Now Is the Time to Strengthen the Ties That Bind Generations – Sector Leadership Spot

April 20, 2020

Donna Butts, Generations United

We are all doing our part to protect each other during the novel Coronavirus (COVID-19) pandemic, including maintaining physical distancing practices. We must also come together to ensure that physical distancing doesn’t become social isolation, which research confirms has serious health consequences. Older and younger people—our bookend generations—are especially vulnerable. As a result, interest in policies and practices that connect generations has grown in recent years.

A recent public opinion poll conducted for Generations United and The Eisner Foundation confirmed this finding: almost three quarters (74 percent) of respondents agreed that programs and facilities that separately serve different age groups prevent children/youth and older adults from benefitting from each other’s skills and talents. In addition, 89% believed serving both children/youth and older adults at the same location is a good use of resources.

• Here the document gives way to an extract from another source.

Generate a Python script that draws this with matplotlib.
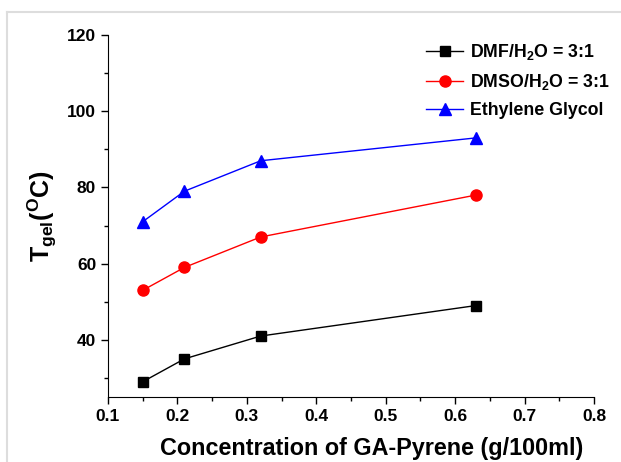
import matplotlib
matplotlib.use("Agg")
import matplotlib.pyplot as plt
from matplotlib.ticker import MultipleLocator
from matplotlib.lines import Line2D

plt.rcParams['font.family'] = ['Liberation Sans', 'DejaVu Sans']
plt.rcParams['font.weight'] = 'bold'
plt.rcParams['mathtext.fontset'] = 'custom'
plt.rcParams['mathtext.rm'] = 'Liberation Sans:bold'
plt.rcParams['mathtext.bf'] = 'Liberation Sans:bold'

conc = [0.15, 0.21, 0.32, 0.63]
dmf = [29, 35, 41, 49]
dmso = [53, 59, 67, 78]
eg = [71, 79, 87, 93]
labels = ["DMF/H$_\\mathbf{2}$O = 3:1", "DMSO/H$_\\mathbf{2}$O = 3:1", "Ethylene Glycol"]

W, H = 621, 462
fig = plt.figure(figsize=(6.21, 4.62), dpi=100)
ax = fig.add_axes([108 / W, (H - 397) / H, (594 - 108) / W, (397 - 35) / H])

# light grey frame lines at top-left of the image
fig.add_artist(Line2D([7 / W, 7 / W], [0, 1 - 12 / H], color='#dddddd', linewidth=1.5,
                      transform=fig.transFigure))
fig.add_artist(Line2D([7 / W, 1], [1 - 12 / H, 1 - 12 / H], color='#dddddd', linewidth=1.5,
                      transform=fig.transFigure))

ax.plot(conc, dmf, color='black', marker='s', markersize=7, linewidth=1, label=labels[0])
ax.plot(conc, dmso, color='red', marker='o', markersize=8, linewidth=1, label=labels[1])
ax.plot(conc, eg, color='blue', marker='^', markersize=8, linewidth=1, label=labels[2])

ax.set_xlim(0.1, 0.8)
ax.set_ylim(25, 120)
ax.xaxis.set_major_locator(MultipleLocator(0.1))
ax.xaxis.set_minor_locator(MultipleLocator(0.05))
ax.set_yticks([40, 60, 80, 100, 120])
ax.yaxis.set_minor_locator(MultipleLocator(10))
ax.spines['top'].set_visible(False)
ax.spines['right'].set_visible(False)
ax.tick_params(which='major', direction='out', length=5, width=1, labelsize=12.5)
ax.tick_params(which='minor', direction='out', length=3, width=1)
for lab in ax.get_xticklabels() + ax.get_yticklabels():
    lab.set_fontweight('bold')

ax.set_xlabel('Concentration of GA-Pyrene (g/100ml)', fontsize=16.8, fontweight='bold')
ax.xaxis.set_label_coords(0.543, -0.11)
ax.set_ylabel('T$_{\\mathbf{gel}}$($^{\\mathbf{O}}$C)', fontsize=18, fontweight='bold', labelpad=6)

leg = ax.legend(loc='upper right', bbox_to_anchor=(1.066, 1.024), frameon=False, fontsize=12.8,
                handlelength=2.1, handletextpad=0.4, labelspacing=0.55)
for t in leg.get_texts():
    t.set_fontweight('bold')

fig.savefig('out.png', dpi=100)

Despite support for intergenerational programming, COVID-19 is having a profound impact on our everyday way of life, causing us to reexamine the social connections and relationships that shape and strengthen our community and individual lives.

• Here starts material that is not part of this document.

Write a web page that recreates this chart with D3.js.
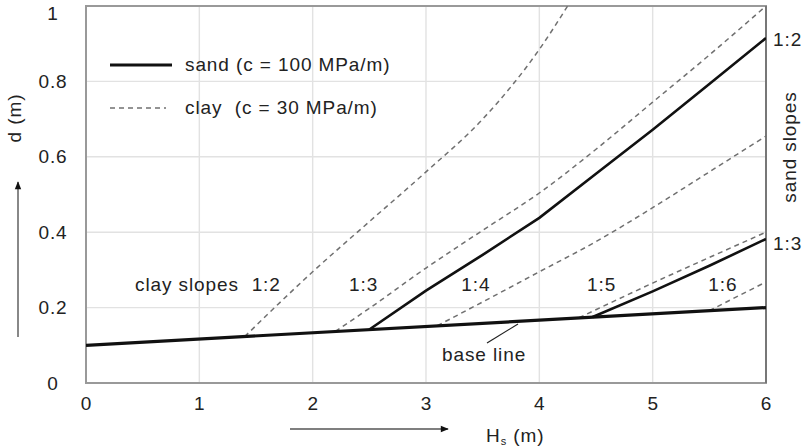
<!DOCTYPE html>
<html>
<head>
<meta charset="utf-8">
<script src="https://cdn.jsdelivr.net/npm/d3@7"></script>
<style>
  html, body { margin: 0; padding: 0; background: #fff; }
  svg text { font-family: "Liberation Sans", Arial, Helvetica, sans-serif; fill: #222; }
</style>
</head>
<body>
<svg id="chart" width="802" height="448"></svg>
<script>
// Axis ticks
const xTicks = [0, 1, 2, 3, 4, 5, 6];
const yTicks = [0, 0.2, 0.4, 0.6, 0.8, 1];
const yTickLabels = ["0", "0.2", "0.4", "0.6", "0.8", "1"];

// Base line: crest level without slope effect
const baseLine = [[0, 0.1], [6, 0.2]];

// Sand (c = 100 MPa/m)
const sandSlope12 = [[2.5, 0.142], [3, 0.245], [3.5, 0.34], [4, 0.438], [4.5, 0.555], [5, 0.672], [5.5, 0.793], [6, 0.915]];
const sandSlope13 = [[4.47, 0.175], [5, 0.243], [5.5, 0.311], [6, 0.382]];

// Clay (c = 30 MPa/m)
const claySlope12 = [[1.4, 0.123], [2, 0.295], [2.5, 0.428], [3, 0.56], [3.5, 0.70], [4, 0.885], [4.25, 1.0]];
const claySlope13 = [[2.2, 0.137], [2.5, 0.198], [3, 0.305], [3.5, 0.405], [4, 0.504], [4.5, 0.62], [5, 0.745], [5.5, 0.87], [6, 1.0]];
const claySlope14 = [[3.1, 0.152], [3.5, 0.215], [4, 0.295], [4.5, 0.375], [5, 0.465], [5.5, 0.56], [6, 0.655]];
const claySlope15 = [[4.35, 0.173], [5, 0.265], [5.5, 0.333], [6, 0.40]];
const claySlope16 = [[5.5, 0.192], [6, 0.268]];

const claySlopeLabels = [
  { text: "1:2", x: 1.59 },
  { text: "1:3", x: 2.45 },
  { text: "1:4", x: 3.44 },
  { text: "1:5", x: 4.55 },
  { text: "1:6", x: 5.62 }
];

const svg = d3.select("#chart");
const plot = { left: 86, right: 766, top: 6, bottom: 383 };

const x = d3.scaleLinear().domain([0, 6]).range([plot.left, plot.right]);
const y = d3.scaleLinear().domain([0, 1]).range([plot.bottom, plot.top]);

const FONT = 19;
const LS = "0.9px";

// Grid
const grid = svg.append("g");
grid.selectAll("line.gx").data(xTicks.slice(1, -1)).join("line")
  .attr("x1", d => x(d)).attr("x2", d => x(d))
  .attr("y1", plot.top).attr("y2", plot.bottom)
  .attr("stroke", "#e2e2e2").attr("stroke-width", 1.4);
grid.selectAll("line.gy").data(yTicks.slice(1, -1)).join("line")
  .attr("x1", plot.left).attr("x2", plot.right)
  .attr("y1", d => y(d)).attr("y2", d => y(d))
  .attr("stroke", "#e2e2e2").attr("stroke-width", 1.4);

// Axes
const xAxis = d3.axisBottom(x).tickValues(xTicks).tickSize(0).tickPadding(14).tickFormat(d3.format("d"));
const gx = svg.append("g").attr("transform", `translate(0,${plot.bottom})`).call(xAxis);
gx.select(".domain").remove();
gx.selectAll("text").style("font-size", FONT + "px").style("letter-spacing", LS).attr("fill", "#222");

const yAxis = d3.axisLeft(y).tickValues(yTicks).tickSize(0).tickFormat((d, i) => yTickLabels[i]);
const gy = svg.append("g").attr("transform", `translate(53,0)`).call(yAxis);
gy.select(".domain").remove();
gy.selectAll("text").attr("text-anchor", "middle").attr("x", 0)
  .style("font-size", FONT + "px").style("letter-spacing", LS).attr("fill", "#222");
// keep the top label inside the canvas
gy.selectAll(".tick").filter(d => d === 1).select("text").attr("y", 7);

// Frame
svg.append("rect")
  .attr("x", plot.left).attr("y", plot.top)
  .attr("width", plot.right - plot.left).attr("height", plot.bottom - plot.top)
  .attr("fill", "none").attr("stroke", "#999").attr("stroke-width", 2);
svg.append("line")
  .attr("x1", plot.right).attr("x2", plot.right).attr("y1", plot.top).attr("y2", plot.bottom)
  .attr("stroke", "#777").attr("stroke-width", 2);

// Curves
svg.append("clipPath").attr("id", "plotclip").append("rect")
  .attr("x", plot.left).attr("y", plot.top)
  .attr("width", plot.right - plot.left).attr("height", plot.bottom - plot.top);

const smooth = d3.line().x(d => x(d[0])).y(d => y(d[1])).curve(d3.curveMonotoneX);
const straight = d3.line().x(d => x(d[0])).y(d => y(d[1]));
const curves = svg.append("g").attr("clip-path", "url(#plotclip)");

[claySlope12, claySlope13, claySlope14, claySlope15, claySlope16].forEach(s => {
  curves.append("path").attr("d", smooth(s))
    .attr("fill", "none").attr("stroke", "#707070")
    .attr("stroke-width", 1.5).attr("stroke-dasharray", "5,4");
});

curves.append("path").attr("d", straight(baseLine))
  .attr("fill", "none").attr("stroke", "#111").attr("stroke-width", 3.2);

[sandSlope12, sandSlope13].forEach(s => {
  curves.append("path").attr("d", straight(s))
    .attr("fill", "none").attr("stroke", "#111").attr("stroke-width", 2.6);
});

// Legend
const legend = svg.append("g");
legend.append("line").attr("x1", 110).attr("x2", 172).attr("y1", 65).attr("y2", 65)
  .attr("stroke", "#111").attr("stroke-width", 3);
legend.append("text").attr("x", 185).attr("y", 71).text("sand (c = 100 MPa/m)")
  .style("font-size", FONT + "px").style("letter-spacing", LS);
legend.append("line").attr("x1", 110).attr("x2", 166).attr("y1", 108).attr("y2", 108)
  .attr("stroke", "#707070").attr("stroke-width", 1.4).attr("stroke-dasharray", "5,4");
legend.append("text").attr("x", 185).attr("y", 114)
  .text("clay  (c = 30 MPa/m)")
  .style("font-size", FONT + "px").style("letter-spacing", LS).style("white-space", "pre");

// Clay slope labels
svg.append("text").attr("x", 135).attr("y", 291).text("clay slopes")
  .style("font-size", FONT + "px").style("letter-spacing", LS);
svg.selectAll("text.cs").data(claySlopeLabels).join("text")
  .attr("class", "cs")
  .attr("x", d => x(d.x)).attr("y", 291).attr("text-anchor", "middle")
  .text(d => d.text)
  .style("font-size", FONT + "px").style("letter-spacing", LS);

// Sand slope labels
svg.append("text").attr("x", 773).attr("y", 46).text("1:2")
  .style("font-size", FONT + "px").style("letter-spacing", LS);
svg.append("text").attr("x", 773).attr("y", 250).text("1:3")
  .style("font-size", FONT + "px").style("letter-spacing", LS);
svg.append("text")
  .attr("transform", "translate(796,147) rotate(-90)")
  .attr("text-anchor", "middle").text("sand slopes")
  .style("font-size", FONT + "px").style("letter-spacing", LS);

// Base line label with leader
svg.append("line").attr("x1", 487).attr("y1", 343).attr("x2", 518).attr("y2", 324)
  .attr("stroke", "#222").attr("stroke-width", 1.2);
svg.append("text").attr("x", 442).attr("y", 361).text("base line")
  .style("font-size", FONT + "px").style("letter-spacing", LS);

// Axis titles with arrows
const defs = svg.append("defs");
defs.append("marker").attr("id", "arrowhead")
  .attr("viewBox", "0 0 10 10").attr("refX", 9).attr("refY", 5)
  .attr("markerWidth", 10).attr("markerHeight", 8).attr("markerUnits", "userSpaceOnUse")
  .attr("orient", "auto")
  .append("path").attr("d", "M0,1 L10,5 L0,9 Z").attr("fill", "#111");

svg.append("line").attr("x1", 290).attr("x2", 448).attr("y1", 429).attr("y2", 429)
  .attr("stroke", "#555").attr("stroke-width", 1.5).attr("marker-end", "url(#arrowhead)");
const xt = svg.append("text").attr("x", 486).attr("y", 442)
  .style("font-size", FONT + "px").style("letter-spacing", LS);
xt.append("tspan").text("H");
xt.append("tspan").attr("dy", 3).style("font-size", "11px").text("s");
xt.append("tspan").attr("dy", -3).text(" (m)");

svg.append("line").attr("x1", 18).attr("x2", 18).attr("y1", 337).attr("y2", 182)
  .attr("stroke", "#888").attr("stroke-width", 2).attr("marker-end", "url(#arrowhead)");
svg.append("text")
  .attr("transform", "translate(21,118) rotate(-90)")
  .attr("text-anchor", "middle").text("d (m)")
  .style("font-size", FONT + "px").style("letter-spacing", LS);
</script>
</body>
</html>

While we are currently practicing physical distancing, how can we make plans to strengthen the ties that bind generations in the years to come? Here are a few suggestions for human service providers and leaders:

  • Re-think age-segregated delivery systems and policies – Child abuse came to the public’s attention long before elder abuse. What if policy makers had considered abuse across the lifespan? What impacts one generation often impacts another.
  • Urge collaboration between unlikely partners – Driving Away Hunger did this when they formed a partnership between student driver’s education and a home meal delivery program for isolated older adults creating a win-win-win.
  • Challenge local leaders to be champions and prioritize intergenerational use of built and outdoor space – When faced with building either a new senior center or a new high school, Swampscott, MA, community leaders decided to build one facility, the Swampscott High School and Senior Center, rather than pit one generation against the other.
  • Create a learning collaborative with members from different generations that can review your practices, services and programs using an intergenerational solutions lens – Charge them with developing a vision and plan for an all-age friendly outcome.

These are few ways we can build a world that values and engages people at all ages and stages of life. For more ideas, visit Generations United and remember, we are stronger together…even when we need to stay at least six feet apart.

Donna Butts is the Executive Director of Generations United, a nonprofit focusing on intergenerational collaboration and programming. She previously served on the Board of Directors of the National Human Services Assembly for several years.